● **WHAT IS EXPECTED**
Please write the listing below out again exactly, leaving every picture behind.

● **RAW DATA**

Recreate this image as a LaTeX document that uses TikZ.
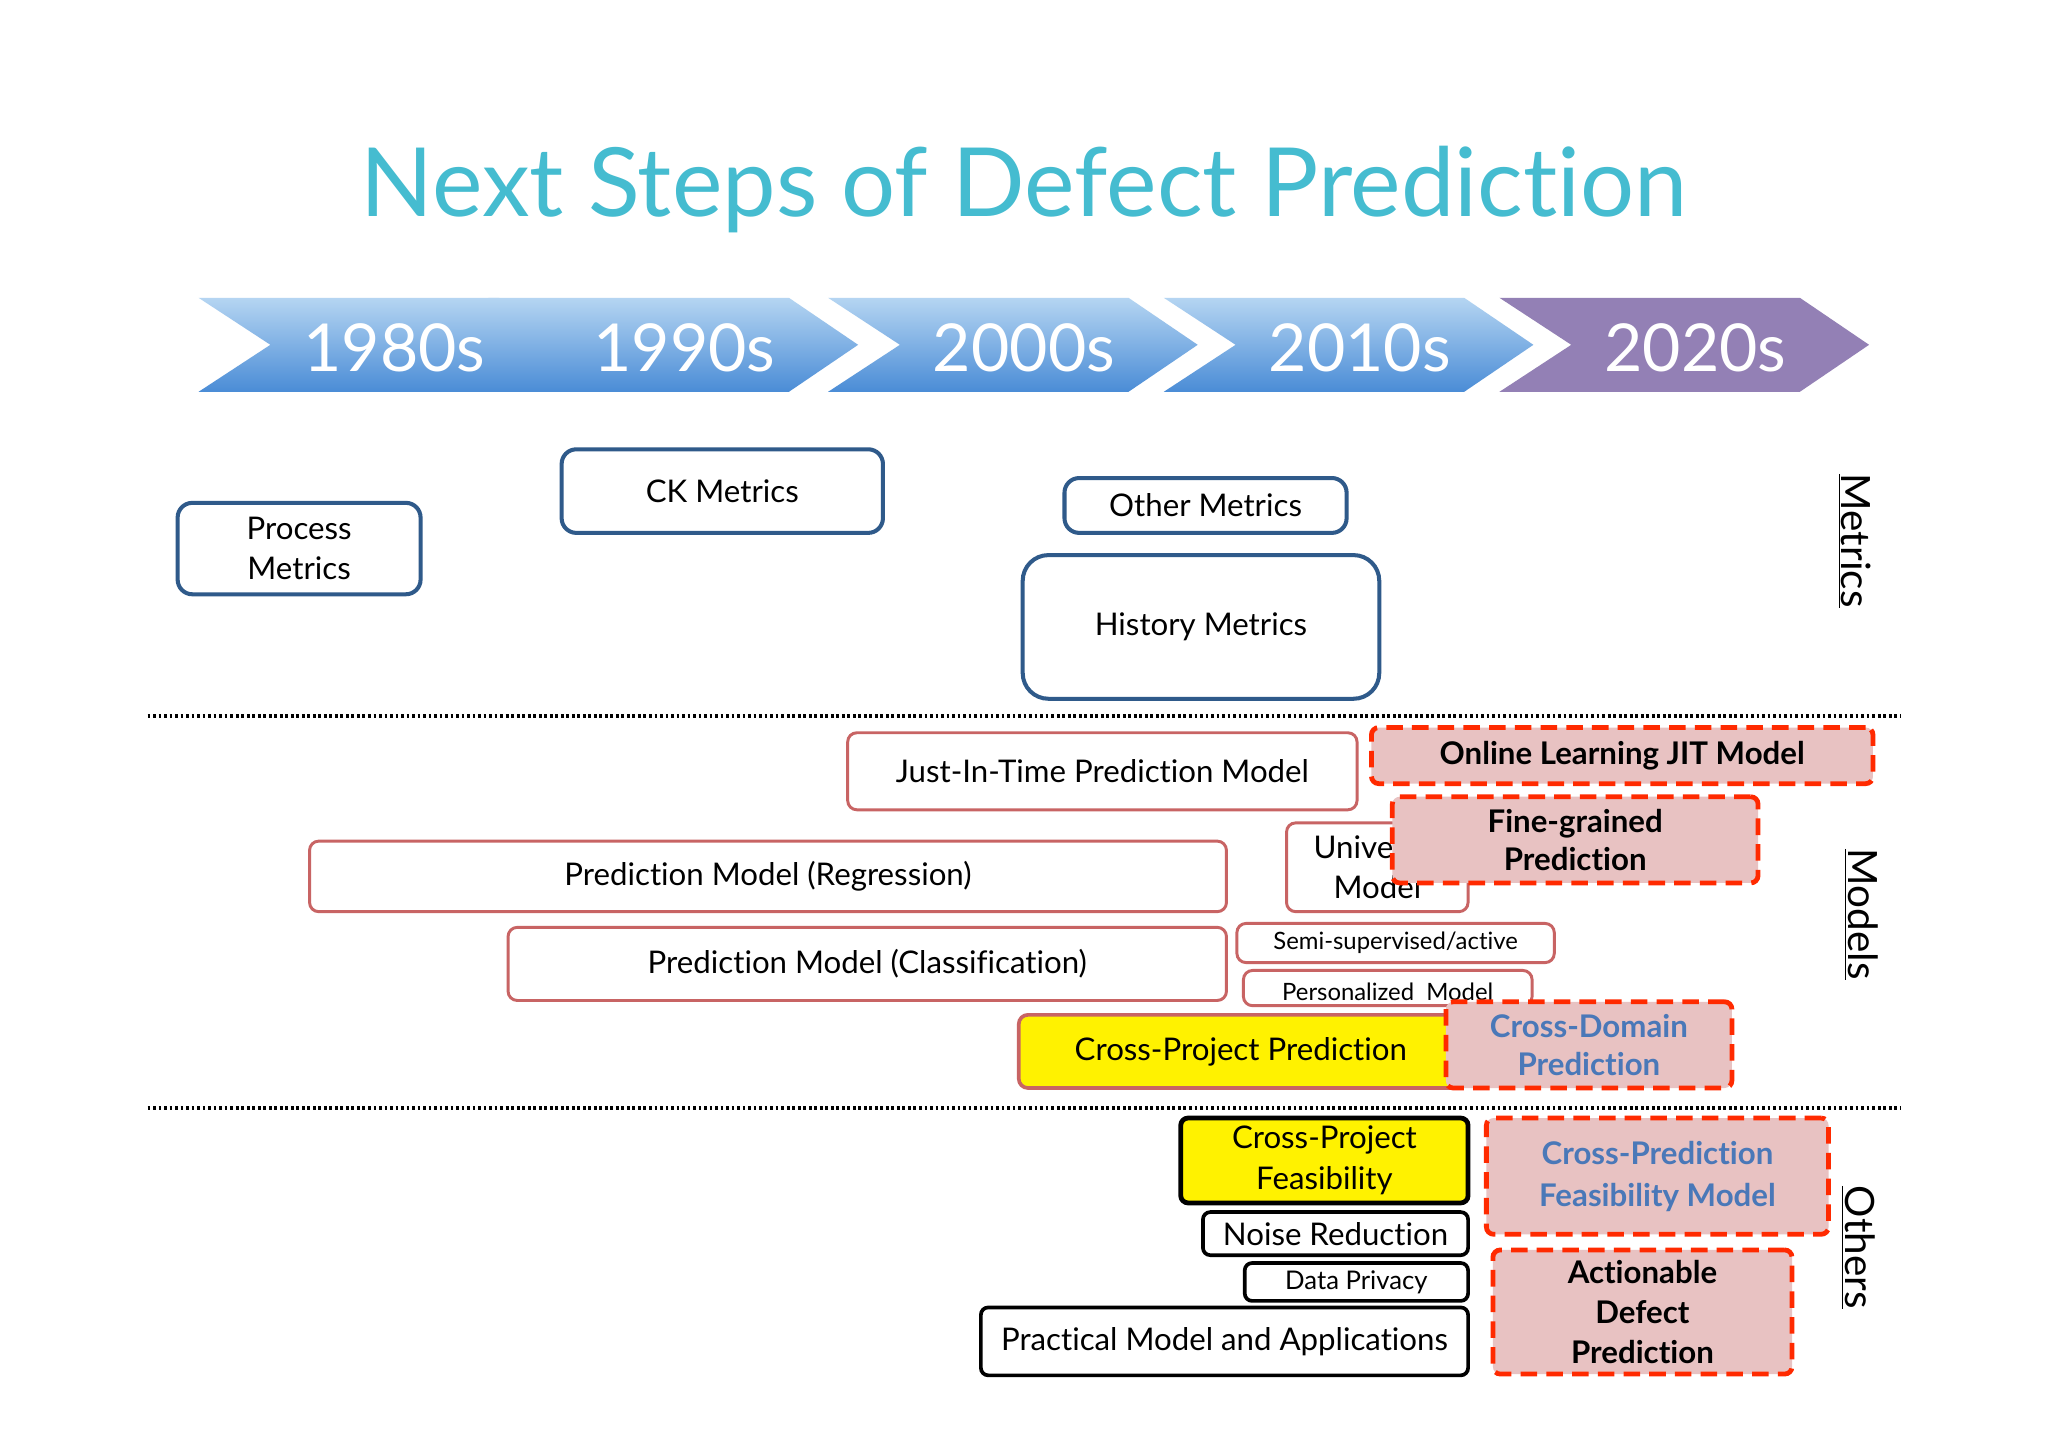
\documentclass[tikz,border=0pt]{standalone}
\usepackage{fontspec}
\setmainfont{Lato}[Ligatures={NoCommon,NoRare,NoDiscretionary}]
\usetikzlibrary{fit}
\definecolor{bluebd}{HTML}{2F5A8A}
\definecolor{redbd}{HTML}{C86464}
\definecolor{dashred}{HTML}{FF2A00}
\definecolor{pinkf}{HTML}{E8C2C2}
\definecolor{txtblue}{HTML}{4A78B8}
\definecolor{titlec}{HTML}{45BCD0}
\definecolor{purp}{HTML}{9380B5}
\definecolor{chtop}{HTML}{B5D5F2}
\definecolor{chbot}{HTML}{4A8CD6}
\tikzset{
 bb/.style={draw=bluebd,line width=2.2pt,rounded corners=8pt,inner sep=0pt,align=center,font=\fontsize{17}{22}\selectfont},
 rb/.style={draw=redbd,line width=1.6pt,rounded corners=5pt,inner sep=0pt,align=center,font=\fontsize{17}{22}\selectfont},
 kb/.style={draw=black,line width=2pt,rounded corners=4pt,inner sep=0pt,align=center,font=\fontsize{17}{22}\selectfont},
 nb/.style={draw=dashred,dashed,dash pattern=on 9pt off 5pt,line width=2.6pt,fill=pinkf,rounded corners=4pt,inner sep=0pt,align=center,font=\fontsize{17}{21}\selectfont\bfseries},
 yr/.style={text=white,font=\fontsize{36}{40}\selectfont},
 side/.style={rotate=-90,font=\fontsize{22}{24}\selectfont},
 sepl/.style={line width=2.2pt,dash pattern=on 1.5pt off 1.5pt}
}
\begin{document}
\begin{tikzpicture}[x=0.025cm,y=-0.025cm]
\useasboundingbox[fill=white] (0,0) rectangle (1568,1108);
\node[text=titlec,font=\fontsize{52}{56}\selectfont] (title) at (784,145) {Next Steps of Defect Prediction};
% chevrons
\foreach \x/\lab [count=\i] in {152/1980s,374/1990s,634/2000s,891/2010s}{
   \shade[top color=chtop,bottom color=chbot]
     (\x,228) -- (\x+230,228) -- (\x+283,264) -- (\x+230,300) -- (\x,300) -- (\x+55,264) -- cycle;
  \node[yr] (y\i) at (\x+150,266) {\lab};
}
\fill[purp] (1148,228) -- (1378,228) -- (1431,264) -- (1378,300) -- (1148,300) -- (1203,264) -- cycle;
\node[yr] (y5) at (1298,266) {2020s};
% metrics
\node[bb,fit={(136,385) (322,455)}] (pm) {};
\node[font=\fontsize{17}{22}\selectfont,align=center] at (pm) {Process\\Metrics};
\node[bb,fit={(430,344) (676,408)}] (ck) {};
\node[font=\fontsize{17}{22}\selectfont] at (ck) {CK Metrics};
\node[bb,fit={(815,366) (1031,408)}] (om) {};
\node[font=\fontsize{17}{22}\selectfont] at (om) {Other Metrics};
\node[bb,rounded corners=14pt,fit={(783,425) (1056,535)}] (hm) {};
\node[font=\fontsize{17}{22}\selectfont] at (hm) {History Metrics};
\draw[sepl] (113,548) -- (1455,548);
\draw[sepl] (113,848) -- (1455,848);
% models
\node[rb,fit={(649,561) (1039,620)}] (jit) {};
\node[font=\fontsize{17}{22}\selectfont] at (jit) {Just-In-Time Prediction Model};
\node[nb,fit={(1050,557) (1434,600)}] (ol) {};
\node[font=\fontsize{17}{21}\selectfont\bfseries] at (ol) {Online Learning JIT Model};
\node[rb,fit={(985,630) (1124,698)}] (um) {};
\node[font=\fontsize{17}{22}\selectfont,align=center] at (um) {Universal\\Model};
\node[nb,fit={(1066,610) (1346,676)}] (fg) {};
\node[font=\fontsize{17}{21}\selectfont\bfseries,align=center] at (fg) {Fine-grained\\Prediction};
\node[rb,fit={(237,644) (939,698)}] (reg) {};
\node[font=\fontsize{17}{22}\selectfont] at (reg) {Prediction Model (Regression)};
\node[rb,fit={(389,710) (939,766)}] (cls) {};
\node[font=\fontsize{17}{22}\selectfont] at (cls) {Prediction Model (Classification)};
\node[rb,fit={(947,707) (1190,737)}] (semi) {};
\node[font=\fontsize{13}{16}\selectfont] at (semi) {Semi-supervised/active};
\node[rb,fit={(952,743) (1173,770)}] (pers) {};
\node[font=\fontsize{13}{16}\selectfont] at ([yshift=-2pt]pers) {Personalized\ \ Model};
\node[rb,line width=2pt,fill=yellow,fit={(780,777) (1120,833)}] (cpp) {};
\node[font=\fontsize{17}{22}\selectfont] at (cpp) {Cross-Project Prediction};
\node[nb,fit={(1107,767) (1326,833)}] (cd) {};
\node[font=\fontsize{17}{21}\selectfont\bfseries,text=txtblue,align=center] at (cd) {Cross-Domain\\Prediction};
% others
\node[kb,line width=2.6pt,fill=yellow,fit={(904,856) (1124,921)}] (cpf) {};
\node[font=\fontsize{17}{22}\selectfont,align=center] at (cpf) {Cross-Project\\Feasibility};
\node[kb,fit={(921,928) (1124,961)}] (nr) {};
\node[font=\fontsize{17}{22}\selectfont] at (nr) {Noise Reduction};
\node[kb,fit={(953,967) (1124,996)}] (dp) {};
\node[font=\fontsize{14}{17}\selectfont] at (dp) {Data Privacy};
\node[kb,fit={(751,1001) (1124,1053)}] (pma) {};
\node[font=\fontsize{17}{22}\selectfont] at (pma) {Practical Model and Applications};
\node[nb,fit={(1138,856) (1400,945)}] (cpfm) {};
\node[font=\fontsize{17}{23}\selectfont\bfseries,text=txtblue,align=center] at (cpfm) {Cross-Prediction\\Feasibility Model};
\node[nb,fit={(1143,957) (1372,1052)}] (adp) {};
\node[font=\fontsize{17}{22}\selectfont\bfseries,align=center] at (adp) {Actionable\\Defect\\Prediction};
% side labels
\node[side] (sm) at (1420,414) {\underline{Metrics}};
\node[side] (smo) at (1425,700) {\underline{Models}};
\node[side] (so) at (1423,955) {\underline{Others}};
\end{tikzpicture}
\end{document}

● **ANSWER TO THE TASK**
Recreate this image as a LaTeX document that uses TikZ.
\documentclass[tikz,border=0pt]{standalone}
\usepackage{fontspec}
\setmainfont{Lato}[Ligatures={NoCommon,NoRare,NoDiscretionary}]
\usetikzlibrary{fit}
\definecolor{bluebd}{HTML}{2F5A8A}
\definecolor{redbd}{HTML}{C86464}
\definecolor{dashred}{HTML}{FF2A00}
\definecolor{pinkf}{HTML}{E8C2C2}
\definecolor{txtblue}{HTML}{4A78B8}
\definecolor{titlec}{HTML}{45BCD0}
\definecolor{purp}{HTML}{9380B5}
\definecolor{chtop}{HTML}{B5D5F2}
\definecolor{chbot}{HTML}{4A8CD6}
\tikzset{
 bb/.style={draw=bluebd,line width=2.2pt,rounded corners=8pt,inner sep=0pt,align=center,font=\fontsize{17}{22}\selectfont},
 rb/.style={draw=redbd,line width=1.6pt,rounded corners=5pt,inner sep=0pt,align=center,font=\fontsize{17}{22}\selectfont},
 kb/.style={draw=black,line width=2pt,rounded corners=4pt,inner sep=0pt,align=center,font=\fontsize{17}{22}\selectfont},
 nb/.style={draw=dashred,dashed,dash pattern=on 9pt off 5pt,line width=2.6pt,fill=pinkf,rounded corners=4pt,inner sep=0pt,align=center,font=\fontsize{17}{21}\selectfont\bfseries},
 yr/.style={text=white,font=\fontsize{36}{40}\selectfont},
 side/.style={rotate=-90,font=\fontsize{22}{24}\selectfont},
 sepl/.style={line width=2.2pt,dash pattern=on 1.5pt off 1.5pt}
}
\begin{document}
\begin{tikzpicture}[x=0.025cm,y=-0.025cm]
\useasboundingbox[fill=white] (0,0) rectangle (1568,1108);
\node[text=titlec,font=\fontsize{52}{56}\selectfont] (title) at (784,145) {Next Steps of Defect Prediction};
% chevrons
\foreach \x/\lab [count=\i] in {152/1980s,374/1990s,634/2000s,891/2010s}{
   \shade[top color=chtop,bottom color=chbot]
     (\x,228) -- (\x+230,228) -- (\x+283,264) -- (\x+230,300) -- (\x,300) -- (\x+55,264) -- cycle;
  \node[yr] (y\i) at (\x+150,266) {\lab};
}
\fill[purp] (1148,228) -- (1378,228) -- (1431,264) -- (1378,300) -- (1148,300) -- (1203,264) -- cycle;
\node[yr] (y5) at (1298,266) {2020s};
% metrics
\node[bb,fit={(136,385) (322,455)}] (pm) {};
\node[font=\fontsize{17}{22}\selectfont,align=center] at (pm) {Process\\Metrics};
\node[bb,fit={(430,344) (676,408)}] (ck) {};
\node[font=\fontsize{17}{22}\selectfont] at (ck) {CK Metrics};
\node[bb,fit={(815,366) (1031,408)}] (om) {};
\node[font=\fontsize{17}{22}\selectfont] at (om) {Other Metrics};
\node[bb,rounded corners=14pt,fit={(783,425) (1056,535)}] (hm) {};
\node[font=\fontsize{17}{22}\selectfont] at (hm) {History Metrics};
\draw[sepl] (113,548) -- (1455,548);
\draw[sepl] (113,848) -- (1455,848);
% models
\node[rb,fit={(649,561) (1039,620)}] (jit) {};
\node[font=\fontsize{17}{22}\selectfont] at (jit) {Just-In-Time Prediction Model};
\node[nb,fit={(1050,557) (1434,600)}] (ol) {};
\node[font=\fontsize{17}{21}\selectfont\bfseries] at (ol) {Online Learning JIT Model};
\node[rb,fit={(985,630) (1124,698)}] (um) {};
\node[font=\fontsize{17}{22}\selectfont,align=center] at (um) {Universal\\Model};
\node[nb,fit={(1066,610) (1346,676)}] (fg) {};
\node[font=\fontsize{17}{21}\selectfont\bfseries,align=center] at (fg) {Fine-grained\\Prediction};
\node[rb,fit={(237,644) (939,698)}] (reg) {};
\node[font=\fontsize{17}{22}\selectfont] at (reg) {Prediction Model (Regression)};
\node[rb,fit={(389,710) (939,766)}] (cls) {};
\node[font=\fontsize{17}{22}\selectfont] at (cls) {Prediction Model (Classification)};
\node[rb,fit={(947,707) (1190,737)}] (semi) {};
\node[font=\fontsize{13}{16}\selectfont] at (semi) {Semi-supervised/active};
\node[rb,fit={(952,743) (1173,770)}] (pers) {};
\node[font=\fontsize{13}{16}\selectfont] at ([yshift=-2pt]pers) {Personalized\ \ Model};
\node[rb,line width=2pt,fill=yellow,fit={(780,777) (1120,833)}] (cpp) {};
\node[font=\fontsize{17}{22}\selectfont] at (cpp) {Cross-Project Prediction};
\node[nb,fit={(1107,767) (1326,833)}] (cd) {};
\node[font=\fontsize{17}{21}\selectfont\bfseries,text=txtblue,align=center] at (cd) {Cross-Domain\\Prediction};
% others
\node[kb,line width=2.6pt,fill=yellow,fit={(904,856) (1124,921)}] (cpf) {};
\node[font=\fontsize{17}{22}\selectfont,align=center] at (cpf) {Cross-Project\\Feasibility};
\node[kb,fit={(921,928) (1124,961)}] (nr) {};
\node[font=\fontsize{17}{22}\selectfont] at (nr) {Noise Reduction};
\node[kb,fit={(953,967) (1124,996)}] (dp) {};
\node[font=\fontsize{14}{17}\selectfont] at (dp) {Data Privacy};
\node[kb,fit={(751,1001) (1124,1053)}] (pma) {};
\node[font=\fontsize{17}{22}\selectfont] at (pma) {Practical Model and Applications};
\node[nb,fit={(1138,856) (1400,945)}] (cpfm) {};
\node[font=\fontsize{17}{23}\selectfont\bfseries,text=txtblue,align=center] at (cpfm) {Cross-Prediction\\Feasibility Model};
\node[nb,fit={(1143,957) (1372,1052)}] (adp) {};
\node[font=\fontsize{17}{22}\selectfont\bfseries,align=center] at (adp) {Actionable\\Defect\\Prediction};
% side labels
\node[side] (sm) at (1420,414) {\underline{Metrics}};
\node[side] (smo) at (1425,700) {\underline{Models}};
\node[side] (so) at (1423,955) {\underline{Others}};
\end{tikzpicture}
\end{document}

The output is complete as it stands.